Task to carry out: Look for the string "page" and copy every line that has it.

↓↓↓

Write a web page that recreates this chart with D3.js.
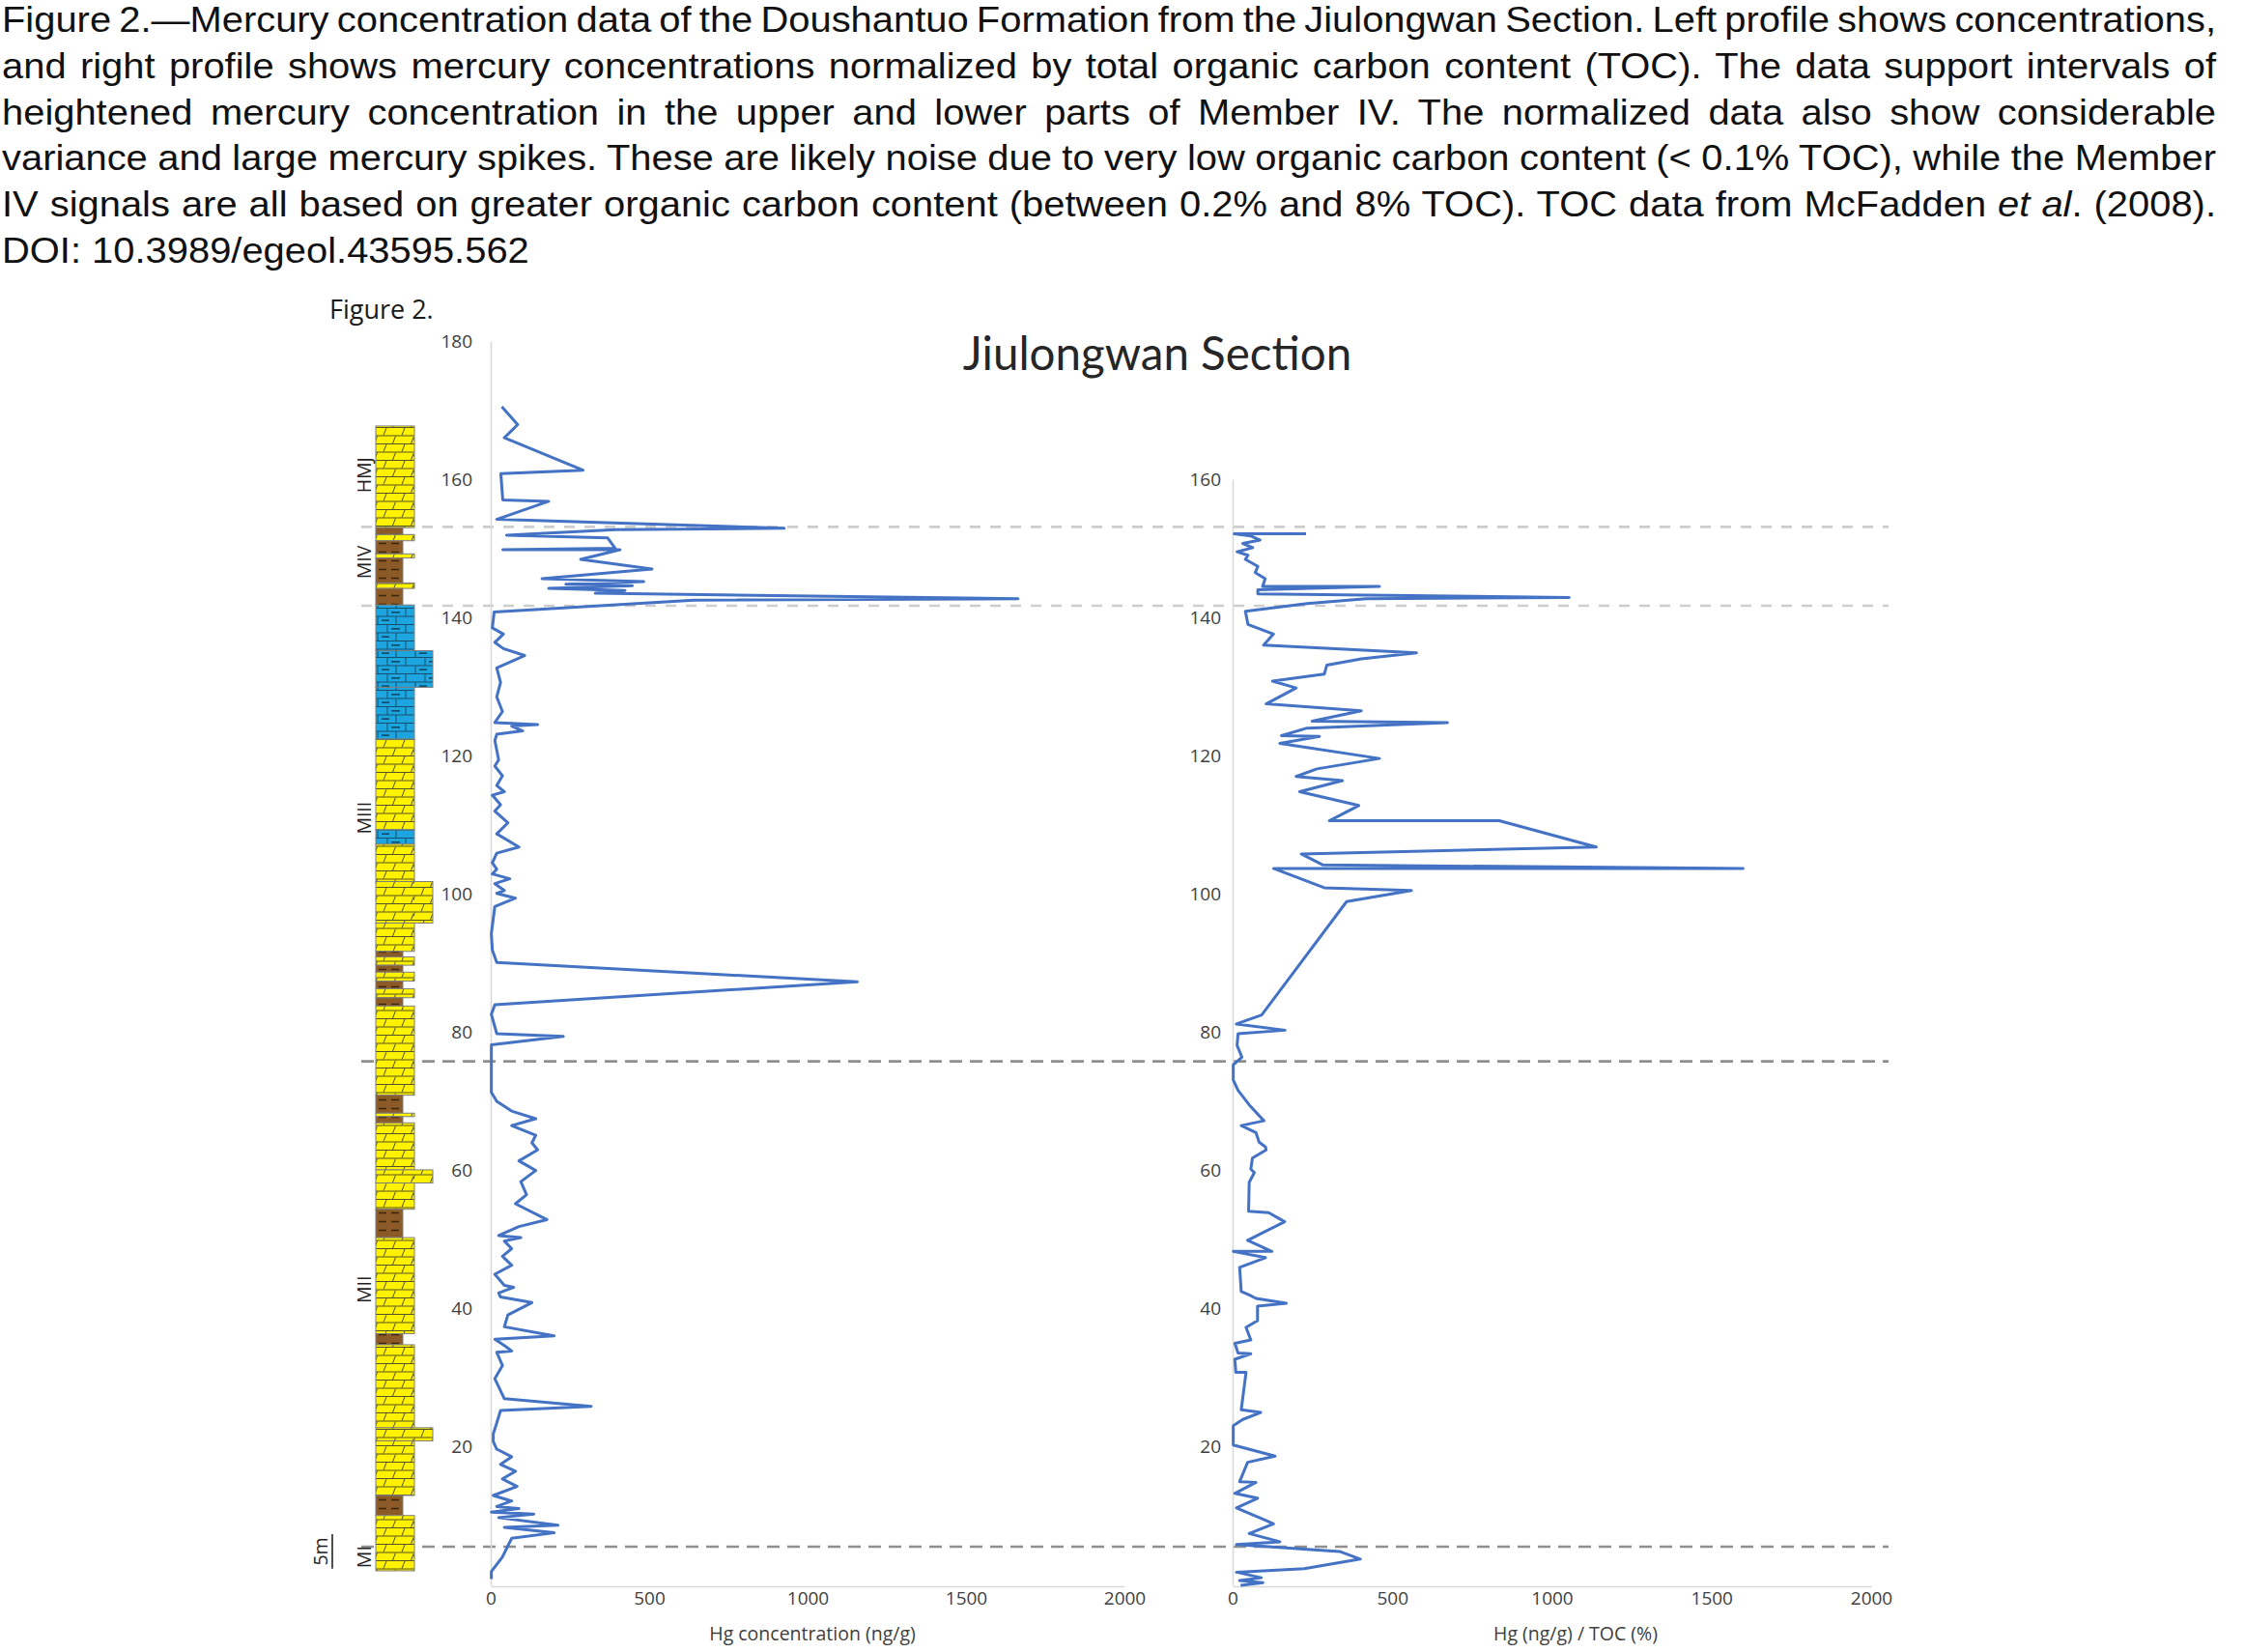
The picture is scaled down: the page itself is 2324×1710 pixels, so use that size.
<!DOCTYPE html>
<html><head><meta charset="utf-8">
<script src="https://cdn.jsdelivr.net/npm/d3@7"></script>
<style>body{margin:0;background:#fff}svg{display:block}</style>
</head><body>
<svg id="chart" width="2324" height="1710"></svg>
<script>
// ---------------- DATA ----------------
const captionLines = [
  [["Figure 2.—Mercury concentration data of the Doushantuo Formation from the Jiulongwan Section. Left profile shows concentrations,", false]],
  [["and right profile shows mercury concentrations normalized by total organic carbon content (TOC). The data support intervals of", false]],
  [["heightened mercury concentration in the upper and lower parts of Member IV. The normalized data also show considerable", false]],
  [["variance and large mercury spikes. These are likely noise due to very low organic carbon content (< 0.1% TOC), while the Member", false]],
  [["IV signals are all based on greater organic carbon content (between 0.2% and 8% TOC). TOC data from McFadden ", false], ["et al", true], [". (2008).", false]],
  [["DOI: 10.3989/egeol.43595.562", false]]
];
const figureLabel = "Figure 2.";
const chartTitle = "Jiulongwan Section";
const leftAxisTitle = "Hg concentration (ng/g)";
const rightAxisTitle = "Hg (ng/g) / TOC (%)";
const xTicks = [0, 500, 1000, 1500, 2000];
const leftDepthTicks = [20, 40, 60, 80, 100, 120, 140, 160, 180];
const rightDepthTicks = [20, 40, 60, 80, 100, 120, 140, 160];

// Hg concentration profile (depth m, ng/g)
const hgDepth = [170.5,167.9,166.0,161.3,160.8,157.0,156.8,154.2,152.9,152.7,151.9,151.5,150.0,149.8,149.8,148.4,147.0,145.6,145.2,144.8,144.6,144.2,143.9,143.5,142.7,142.5,140.8,
 138.5,137.6,136.4,135.5,134.5,132.7,130.6,128.5,126.4,124.8,124.5,124.3,123.6,123.1,122.2,119.4,118.5,117.1,115.7,114.8,114.3,112.9,112.0,110.3,108.7,106.8,105.9,104.5,103.6,102.9,102.2,101.5,100.5,100.1,99.4,98.2,94.3,91.9,90.1,87.3,84.0,82.6,79.8,79.4,78.2,75.6,
 71.3,70.0,68.6,67.5,66.5,65.1,64.0,63.0,61.4,60.0,58.4,56.5,55.2,52.9,51.9,50.6,50.3,49.8,48.7,47.6,46.3,45.0,43.4,43.1,42.3,41.7,40.9,39.1,37.4,36.1,35.6,34.7,33.9,33.7,31.8,29.9,27.0,25.9,25.3,23.5,21.9,20.8,19.7,18.6,17.5,16.5,15.4,14.3,13.0,12.2,11.4,11.1,10.6,10.3,9.8,8.7,8.4,7.6,6.8,5.7,4.1,2.0,0.9];
const hgConc = [35,85,43,291,32,38,183,19,926,393,50,369,393,38,408,284,509,162,483,237,447,183,424,330,1664,641,11,
 5,40,13,40,107,19,31,19,37,13,148,66,101,19,13,25,13,37,19,43,5,31,13,54,19,89,19,5,19,5,60,13,43,19,78,13,2,5,19,1157,13,2,19,229,2,2,
 2,19,66,142,66,142,130,148,89,142,95,113,78,177,89,25,95,43,66,37,66,13,43,72,25,31,130,54,43,200,13,43,66,19,37,13,43,317,31,19,8,8,19,66,31,78,37,83,8,66,19,89,2,136,25,212,43,200,66,54,37,2,2];

// Hg / TOC profile (depth m, (ng/g)/%)
const tocDepth = [152.1,152.1,151.8,151.2,150.7,150.1,149.5,149.0,148.4,147.4,146.5,145.6,144.5,144.5,144.0,143.4,142.9,142.7,142.0,140.9,139.0,137.6,136.0,134.9,134.0,133.1,131.8,130.8,129.8,127.5,126.5,125.0,124.8,124.0,122.9,122.8,121.8,119.6,118.1,117.0,116.4,114.8,112.8,110.6,110.6,106.8,105.8,104.2,103.7,103.7,100.9,100.5,98.9,
 82.5,81.2,80.3,79.8,78.1,76.4,75.3,73.1,71.6,69.5,67.2,66.5,65.5,64.1,63.4,63.0,61.8,60.2,59.7,58.3,54.1,53.9,52.6,49.9,48.3,48.3,47.4,46.0,42.5,42.0,41.5,40.8,40.4,38.3,37.3,35.5,35.0,33.6,33.5,32.7,30.8,30.8,25.4,25.0,24.0,23.1,20.3,18.7,17.8,15.0,14.9,13.3,12.6,11.2,9.4,8.9,7.5,6.3,5.9,4.9,3.8,2.4,1.9,1.1,0.7,0.4,0.0];
const tocNorm = [230,5,56,86,32,63,14,48,40,79,71,102,94,460,79,79,1054,418,233,40,48,128,97,576,403,295,287,125,199,105,403,249,673,233,153,272,148,460,264,199,344,210,395,303,835,1139,215,283,1599,128,287,560,357,
 91,12,164,17,14,29,2,2,17,52,98,27,73,83,103,105,62,57,68,52,50,113,163,47,123,2,103,22,27,52,73,168,78,78,42,57,7,17,57,7,10,42,27,88,32,2,2,133,47,22,73,7,78,12,103,128,52,148,12,335,400,224,12,90,22,95,25];

// Member boundaries (dashed) in m
const boundaryDepths = [153.1, 141.7, 75.8, 5.6];
const boundaryTone = ["light", "light", "dark", "dark"];

// Lithology column: top, base (m), rock type, weathering profile level
const lithTop  = [167.7,153.0,152.0,151.1,149.2,148.6,145.0,144.2,141.8,135.2,129.9,122.4,109.3,107.2,101.8,95.8,91.7,90.9,89.7,88.7,87.4,86.3,85.0,83.8,70.9,68.3,67.8,66.9,60.1,58.2,54.4,50.3,36.4,34.8,22.8,20.9,13.0,10.1];
const lithBase = [153.0,152.0,151.1,149.2,148.6,145.0,144.2,141.8,135.2,129.9,122.4,109.3,107.2,101.8,95.8,91.7,90.9,89.7,88.7,87.4,86.3,85.0,83.8,70.9,68.3,67.8,66.9,60.1,58.2,54.4,50.3,36.4,34.8,22.8,20.9,13.0,10.1,2.1];
const lithRock = ["dolomite","shale","dolomite","shale","dolomite","shale","dolomite","shale","limestone","limestone","limestone","dolomite","limestone","dolomite","dolomite","dolomite","shale","dolomite","shale","dolomite","shale","dolomite","shale","dolomite","shale","dolomite","shale","dolomite","dolomite","dolomite","shale","dolomite","shale","dolomite","dolomite","dolomite","shale","dolomite"];
const lithLevel = [2,1,2,1,2,1,2,1,2,3,2,2,2,2,3,2,1,2,1,2,1,2,1,2,1,2,1,2,3,2,1,2,1,2,3,2,1,2];

const memberNames = ["HMJ","MIV","MIII","MII","MI"];
const memberLabelDepth = [160.6,148.0,111.0,42.8,4.1];
const scaleBarLabel = "5m";
const scaleBarFrom = 2.4, scaleBarTo = 7.4;

// ---------------- DRAW ----------------
const svg = d3.select("#chart");
svg.append("rect").attr("width",2324).attr("height",1710).attr("fill","#fff");

// caption (justified, slightly wide face)
const capStretch = 1.079;
const cap = svg.append("g").attr("transform",`scale(${capStretch},1)`)
  .attr("font-family","'Liberation Sans', Arial, sans-serif").attr("font-size",37).attr("fill","#111");
const capLeft = 2 / capStretch, capRight = 2294 / capStretch;
captionLines.forEach((parts, i) => {
  const t = cap.append("text").attr("x", capLeft).attr("y", 33 + i*47.8).attr("xml:space","preserve");
  parts.forEach(([s, it]) => { const ts = t.append("tspan").text(s); if (it) ts.attr("font-style","italic"); });
  if (i < captionLines.length - 1) {
    const full = parts.map(p=>p[0]).join("");
    const nSp = (full.match(/ /g) || []).length;
    const len = t.node().getComputedTextLength();
    t.style("word-spacing", ((capRight - capLeft - len) / nSp) + "px");
  }
});

const chartFont = "'Open Sans', 'Noto Sans', sans-serif";
svg.append("text").attr("x",341).attr("y",330).attr("font-family",chartFont).attr("font-size",27).attr("fill","#1a1a1a").text(figureLabel);
svg.append("text").attr("x",1198).attr("y",383).attr("text-anchor","middle").attr("font-family","Lato, 'Open Sans', sans-serif").attr("font-size",47.5).attr("fill","#262626").text(chartTitle);

// scales
const pxPerM = 7.156;
const yL = d3.scaleLinear().domain([0,180]).range([1641, 1641 - 180*pxPerM]);
const yR = d3.scaleLinear().domain([0,160]).range([1641, 1641 - 160*pxPerM]);
const xL = d3.scaleLinear().domain([0,2000]).range([508, 1164]);
const xR = d3.scaleLinear().domain([0,2000]).range([1276, 1937]);

// dashed boundaries
svg.append("g").selectAll("line").data(boundaryDepths).join("line")
  .attr("x1",374).attr("x2",1955)
  .attr("y1",d=>yL(d)).attr("y2",d=>yL(d))
  .attr("stroke",(d,i)=>boundaryTone[i]==="light" ? "#cdcdcd" : "#8f8f8f")
  .attr("stroke-width",2.6)
  .attr("stroke-dasharray",(d,i)=>boundaryTone[i]==="light" ? "11,10" : "13,8");

// patterns
const defs = svg.append("defs");
const pd = defs.append("pattern").attr("id","dolomite").attr("patternUnits","userSpaceOnUse").attr("width",39).attr("height",17).attr("x",389).attr("y",0);
pd.append("rect").attr("width",39).attr("height",17).attr("fill","#FFF200");
pd.append("path").attr("d","M0,0.5H39M0,9H39").attr("stroke","#55532a").attr("stroke-width",1.1).attr("fill","none");
pd.append("path").attr("d","M8,8.5L11,1M27,8.5L30,1M17.5,17L20.5,9.5M36.5,17L39.5,9.5M-1.5,17L1.5,9.5").attr("stroke","#3a3a2a").attr("stroke-width",0.9).attr("fill","none");
const pl = defs.append("pattern").attr("id","limestone").attr("patternUnits","userSpaceOnUse").attr("width",39).attr("height",17).attr("x",389).attr("y",0);
pl.append("rect").attr("width",39).attr("height",17).attr("fill","#1CA5DF");
pl.append("path").attr("d","M0,0.5H39M0,9H39M12,0.5V9M31,0.5V9M21,9V17M2,9V17").attr("stroke","#17506f").attr("stroke-width",1).attr("fill","none");
pl.append("path").attr("d","M16,4.8H25M6,13.2H14").attr("stroke","#0d2f45").attr("stroke-width",1.2).attr("fill","none");
const ps = defs.append("pattern").attr("id","shale").attr("patternUnits","userSpaceOnUse").attr("width",28).attr("height",9).attr("x",389).attr("y",0);
ps.append("rect").attr("width",28).attr("height",9).attr("fill","#8C5A26");
ps.append("path").attr("d","M3,4.5H11M16,4.5H24").attr("stroke","#3a250d").attr("stroke-width",1.4).attr("fill","none");

const colLeft = 389;
const widthOf = d3.scaleOrdinal().domain([1,2,3]).range([28,40,59]);
const lith = lithTop.map((t,i)=>({top:t, base:lithBase[i], rock:lithRock[i], level:lithLevel[i]}));
svg.append("g").selectAll("rect").data(lith).join("rect")
  .attr("x",colLeft).attr("y",d=>yL(d.top)).attr("width",d=>widthOf(d.level)).attr("height",d=>yL(d.base)-yL(d.top))
  .attr("fill",d=>`url(#${d.rock})`).attr("stroke","#7d7d7d").attr("stroke-width",1);

// member labels
svg.append("g").selectAll("text").data(memberNames).join("text")
  .attr("transform",(d,i)=>`translate(384,${yL(memberLabelDepth[i])}) rotate(-90)`)
  .attr("text-anchor","middle").attr("font-family",chartFont).attr("font-size",19.5).attr("fill","#1f1f1f").text(d=>d);
svg.append("text").attr("transform",`translate(339,${yL((scaleBarFrom+scaleBarTo)/2)}) rotate(-90)`)
  .attr("text-anchor","middle").attr("font-family",chartFont).attr("font-size",19.5).attr("fill","#1f1f1f").text(scaleBarLabel);
svg.append("line").attr("x1",344).attr("x2",344).attr("y1",yL(scaleBarTo)).attr("y2",yL(scaleBarFrom)).attr("stroke","#222").attr("stroke-width",1.6);

// axes
function styleAxis(g){
  g.select(".domain").attr("stroke","#d9d9d9").attr("stroke-width",1.6);
  g.selectAll(".tick line").remove();
  g.selectAll(".tick text").attr("fill","#404040").attr("font-family",chartFont).attr("font-size",19);
}
svg.append("g").attr("transform","translate(0,1642)").call(d3.axisBottom(xL).tickValues(xTicks).tickSize(0).tickPadding(5).tickFormat(d3.format("d"))).call(styleAxis);
svg.append("g").attr("transform","translate(0,1642)").call(d3.axisBottom(xR).tickValues(xTicks).tickSize(0).tickPadding(5).tickFormat(d3.format("d"))).call(styleAxis);
svg.append("g").attr("transform",`translate(${xL(0)},0)`).call(d3.axisLeft(yL).tickValues(leftDepthTicks).tickSize(0).tickPadding(19).tickSizeOuter(0)).call(styleAxis);
svg.append("g").attr("transform",`translate(${xR(0)},0)`).call(d3.axisLeft(yR).tickValues(rightDepthTicks).tickSize(0).tickPadding(12).tickSizeOuter(0)).call(styleAxis);

svg.append("text").attr("x",841).attr("y",1698).attr("text-anchor","middle").attr("font-family",chartFont).attr("font-size",19.5).attr("fill","#404040").text(leftAxisTitle);
svg.append("text").attr("x",1631).attr("y",1698).attr("text-anchor","middle").attr("font-family",chartFont).attr("font-size",19.5).attr("fill","#404040").text(rightAxisTitle);

// profiles
const hg = hgDepth.map((d,i)=>({d, v:hgConc[i]}));
const toc = tocDepth.map((d,i)=>({d, v:tocNorm[i]}));
svg.append("path").datum(hg).attr("fill","none").attr("stroke","#4472C4").attr("stroke-width",3).attr("stroke-linejoin","round")
  .attr("d", d3.line().x(p=>xL(p.v)).y(p=>yL(p.d)));
svg.append("path").datum(toc).attr("fill","none").attr("stroke","#4472C4").attr("stroke-width",3).attr("stroke-linejoin","round")
  .attr("d", d3.line().x(p=>xR(p.v)).y(p=>yR(p.d)));
</script>
</body></html>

↑↑↑

Response to the exercise:
Write a web page that recreates this chart with D3.js.
The picture is scaled down: the page itself is 2324×1710 pixels, so use that size.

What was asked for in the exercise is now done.